Long ago, I started thinking of the psychological status, profile, conditions of the people passionate with intelligence testing and in a generalized level willing and seeking for trials and experiences in a test-taking process.

I was motivated to analyze the correspondent psychology of the under-testing person, since I have been one of these tests-lovers for a short period of my life. I realized that the number of tests I have taken caused comments like introversion, excessive need for self-satisfaction via a self-oriented and self-dependent procedure, unsocial behaviour and under- developed emotional status.

Initially I isolated and defined the two entities, psychology of the test-taker and testing process. Excessive involvement in a voluntary test-taking process can be interpreted in an internal need for recognition based on external criteria, commonly accepted and applied. On the other hand this enrollment could be an expression of the absence of other interests, a passion in the specific process, an addiction in the emotions of success and a personal satisfaction of the stressful experience the tested was involved in.

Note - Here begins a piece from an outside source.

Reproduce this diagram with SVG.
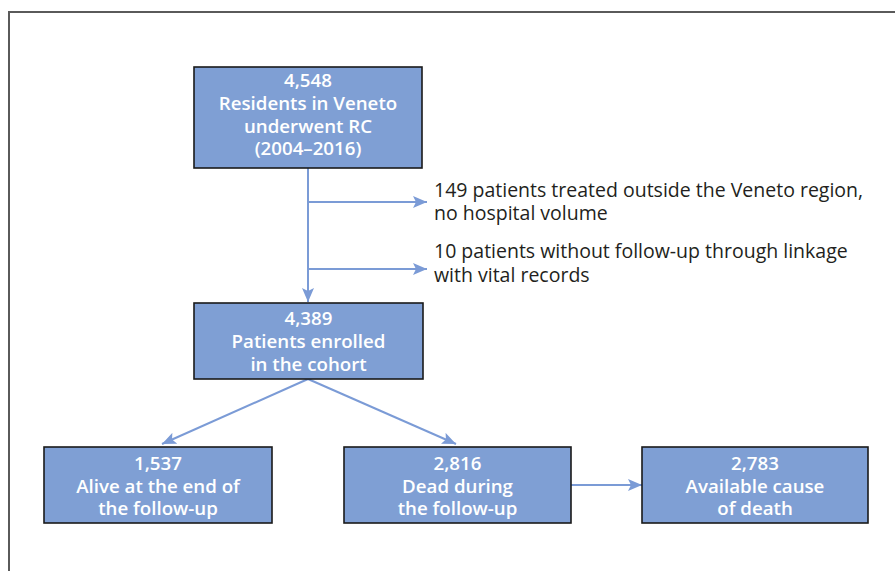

Intelligence tests were always a great challenge for me. The disclosure of the secret connective underlining formula the test- designer conceived and applied was my primal motivation offering me a satisfaction feeling each and every time I ended to a standard logic-based conclusion. It could be a paranoid schizophrenic diagnostic sign but using my mind to relate parts of a sequence was extremely entertaining and amusing, which initially was the main reason I spent many hours on various tests and types of tests.

Furthermore, the accomplishment of each analyzing process was motivating itself, since concentration and willing cannot easily grow under negative prospects and conditions. The multiplicity and multifactorial basis of these reasonings became more attractive to me and I could not replace this process with anything other similar or not at that period of my life. I was obsessed, totally devoted to this new world I was discovering within any new test, any new item. I was a test-taking maniac and this mania had overtaken my time, my other interests and needs. I was addicted to the intelligence tests resolving and I couldn’t even compare this interest of mine with no other at that particular time period.

And the question is quite simple, the characterization of this obsessed person’s psychological profile for that period. Passionated, empathic, maniac, unsocial, introverted, under-developed personality, off-balance, immature, strange, schizophrenic, sick, motivated, interested, capable and able, smart, having too much free time, having so few other original interests, having just a good time, selfish, narcissistic, self-oriented and self-centered, eccentric, dangerous …

Well, this article was not written to disclose the true, genuine reason that motivated me or even more to describe the exact personal point of view. It was a wondering of mine and I wanted to present some personal infos, ideas on the specific dilemma.